** START OF DATA FOR THIS EXERCISE **
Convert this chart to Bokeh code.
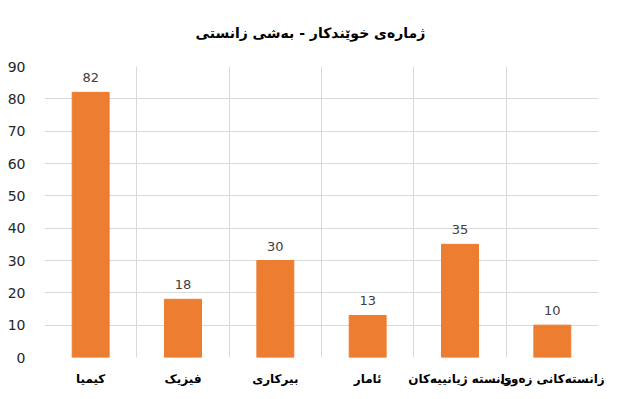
from bokeh.plotting import figure
from bokeh.models import ColumnDataSource, LabelSet, FixedTicker, Range1d
from bokeh.core.properties import value
from bokeh.embed import file_html
from bokeh.resources import INLINE

categories = ["کیمیا", "فیزیک", "بیرکاری", "ئامار", "زانستە ژیانییەکان", "زانستەکانی زەوی"]
values = [82, 18, 30, 13, 35, 10]
y_ticks = [0, 10, 20, 30, 40, 50, 60, 70, 80, 90]
title_text = "ژمارەی خوێندکار - بەشی زانستی"

n = len(categories)
xs = [i + 0.5 for i in range(n)]
src = ColumnDataSource(dict(x=xs, top=values, lbl=[str(v) for v in values]))

p = figure(width=617, height=399, output_backend="svg", toolbar_location=None,
           x_range=Range1d(0, n), y_range=Range1d(0, 90),
           min_border_left=44, min_border_right=19, min_border_top=66, min_border_bottom=42)
p.title.text = title_text
p.title.align = "left"
p.title.offset = 151
p.title.vertical_align = "top"
p.title.standoff = 47
p.title.text_font = "DejaVu Sans"
p.title.text_font_size = "14px"
p.title.text_font_style = "bold"
p.title.text_color = "#000000"

p.vbar(x="x", top="top", width=0.4, source=src, color="#ED7D31")

labels = LabelSet(x="x", y="top", text="lbl", source=src, text_align="center",
                  text_baseline="bottom", y_offset=10, text_font_size="13px",
                  text_color="#404040", text_font=value("DejaVu Sans"))
p.add_layout(labels)

p.xaxis.ticker = FixedTicker(ticks=xs)
p.xaxis.major_label_overrides = {x: c for x, c in zip(xs, categories)}
p.xaxis.major_label_text_font = "DejaVu Sans"
p.xaxis.major_label_text_font_style = "bold"
p.xaxis.major_label_text_font_size = "12px"
p.xaxis.major_label_text_color = "#000000"
p.xaxis.axis_line_color = None
p.xaxis.major_tick_line_color = None
p.xaxis.minor_tick_line_color = None
p.xaxis.major_label_standoff = 8

p.yaxis.ticker = FixedTicker(ticks=y_ticks)
p.yaxis.major_label_text_font = "DejaVu Sans"
p.yaxis.major_label_text_font_size = "14px"
p.yaxis.major_label_text_color = "#262626"
p.yaxis.axis_line_color = None
p.yaxis.major_tick_line_color = None
p.yaxis.minor_tick_line_color = None
p.yaxis.major_label_standoff = 13

p.xgrid.ticker = FixedTicker(ticks=list(range(n + 1)))
p.xgrid.grid_line_color = "#D9D9D9"
p.ygrid.grid_line_color = "#D9D9D9"
p.outline_line_color = None
p.background_fill_color = "white"
p.border_fill_color = "white"

open("out.html", "w").write(file_html(p, INLINE))
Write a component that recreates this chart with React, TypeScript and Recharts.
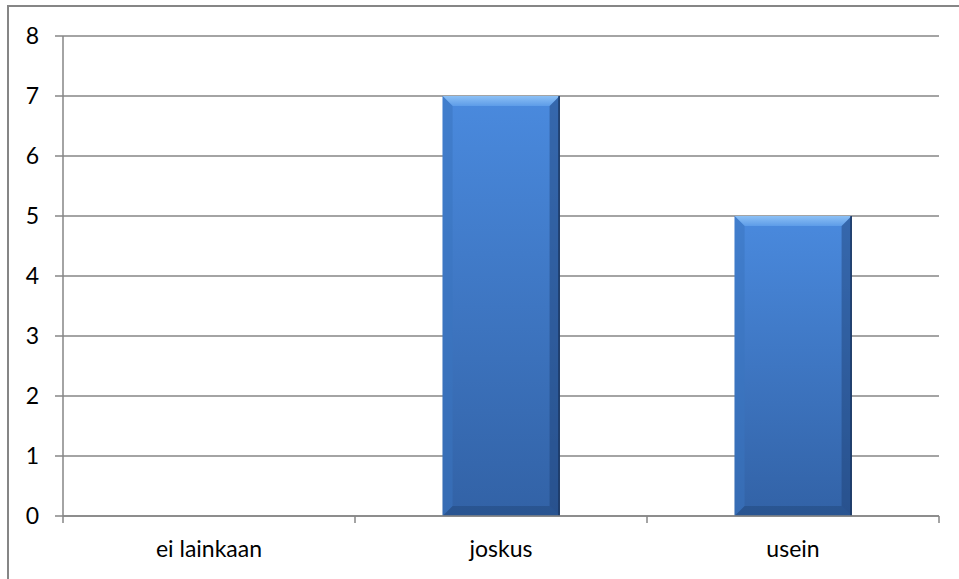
import React from 'react';
import { BarChart, Bar, XAxis, YAxis, CartesianGrid } from 'recharts';

const categories = ['ei lainkaan', 'joskus', 'usein'];
const values = [0, 7, 5];
const yTicks = [0, 1, 2, 3, 4, 5, 6, 7, 8];

const data = categories.map((name, i) => ({ name, value: values[i] }));

const AXIS = '#868686';
const FONT = 'Lato, "Open Sans", sans-serif';

// category label plus tick marks on the band edges, like the original
const CategoryTick = (props: any) => {
  const { x, y, width, payload, index, visibleTicksCount } = props;
  const band = width / visibleTicksCount;
  const left = x - band / 2;
  const right = x + band / 2;
  return (
    <g>
      <line x1={left} y1={y} x2={left} y2={y + 7} stroke={AXIS} strokeWidth={1.5} />
      {index === visibleTicksCount - 1 && (
        <line x1={right} y1={y} x2={right} y2={y + 7} stroke={AXIS} strokeWidth={1.5} />
      )}
      <text x={x} y={y + 41} textAnchor="middle" fontFamily={FONT} fontSize={23} fill="#000">
        {payload.value}
      </text>
    </g>
  );
};

const BevelBar = (props: any) => {
  const { x, y, width, height } = props;
  if (!height || height <= 0) return null;
  const b = Math.min(10, width / 4, height / 4);
  return (
    <g>
      <rect x={x} y={y} width={width} height={height} fill="url(#barBody)" />
      {/* top bevel */}
      <polygon
        points={`${x},${y} ${x + width},${y} ${x + width - b},${y + b} ${x + b},${y + b}`}
        fill="url(#barTop)"
      />
      {/* left bevel */}
      <polygon
        points={`${x},${y} ${x + b},${y + b} ${x + b},${y + height - b} ${x},${y + height}`}
        fill="#3a74c0"
        fillOpacity={0.55}
      />
      {/* right bevel */}
      <polygon
        points={`${x + width},${y} ${x + width - b},${y + b} ${x + width - b},${y + height - b} ${x + width},${y + height}`}
        fill="#1d3f72"
        fillOpacity={0.45}
      />
      {/* bottom bevel */}
      <polygon
        points={`${x},${y + height} ${x + b},${y + height - b} ${x + width - b},${y + height - b} ${x + width},${y + height}`}
        fill="#1f4478"
        fillOpacity={0.45}
      />
      <line x1={x + width - 0.5} y1={y} x2={x + width - 0.5} y2={y + height} stroke="#17335e" strokeWidth={1.5} />
    </g>
  );
};

export default function App() {
  return (
    <div
      style={{
        position: 'fixed',
        left: 0,
        top: 0,
        width: 959,
        height: 579,
        background: '#fff',
      }}
    >
      <div
        style={{
          position: 'absolute',
          left: 7,
          top: 5,
          right: 0,
          bottom: 0,
          borderTop: `2px solid ${AXIS}`,
          borderLeft: `2px solid ${AXIS}`,
        }}
      />
      <BarChart
        width={959}
        height={579}
        data={data}
        margin={{ top: 36, right: 20, left: 0, bottom: 0 }}
        barCategoryGap="30%"
        style={{ position: 'absolute', left: 0, top: 0 }}
      >
        <defs>
          <linearGradient id="barBody" x1="0" y1="0" x2="0" y2="1">
            <stop offset="0%" stopColor="#4a8ade" />
            <stop offset="100%" stopColor="#3262a6" />
          </linearGradient>
          <linearGradient id="barTop" x1="0" y1="0" x2="0" y2="1">
            <stop offset="0%" stopColor="#8cc0f5" />
            <stop offset="100%" stopColor="#5d9ce8" />
          </linearGradient>
        </defs>
        <CartesianGrid vertical={false} stroke={AXIS} strokeWidth={1.5} />
        <XAxis
          dataKey="name"
          height={63}
          interval={0}
          axisLine={{ stroke: AXIS, strokeWidth: 1.5 }}
          tickLine={false}
          tickSize={0}
          tickMargin={0}
          tick={CategoryTick}
        />
        <YAxis
          width={63}
          domain={[0, 8]}
          ticks={yTicks}
          interval={0}
          axisLine={{ stroke: AXIS, strokeWidth: 1.5 }}
          tickLine={{ stroke: AXIS, strokeWidth: 1.5 }}
          tickSize={8}
          tickMargin={16}
          tick={{ fontFamily: FONT, fontSize: 23, fill: '#000' }}
        />
        <Bar dataKey="value" shape={BevelBar} isAnimationActive={false} />
      </BarChart>
    </div>
  );
}
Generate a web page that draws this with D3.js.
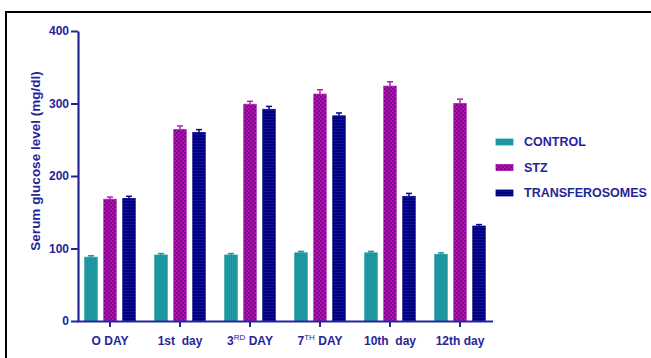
** END OF DATA FOR THIS EXERCISE **
__TO DO__. Begin at the first line of the data above and repeat each line exactly, stopping after the line containing "خوێندکار - بەشی". Omit the pictures.

__RESPONSE TO THE TASK__.
Convert this chart to Bokeh code.
from bokeh.plotting import figure
from bokeh.models import ColumnDataSource, LabelSet, FixedTicker, Range1d
from bokeh.core.properties import value
from bokeh.embed import file_html
from bokeh.resources import INLINE

categories = ["کیمیا", "فیزیک", "بیرکاری", "ئامار", "زانستە ژیانییەکان", "زانستەکانی زەوی"]
values = [82, 18, 30, 13, 35, 10]
y_ticks = [0, 10, 20, 30, 40, 50, 60, 70, 80, 90]
title_text = "ژمارەی خوێندکار - بەشی زانستی"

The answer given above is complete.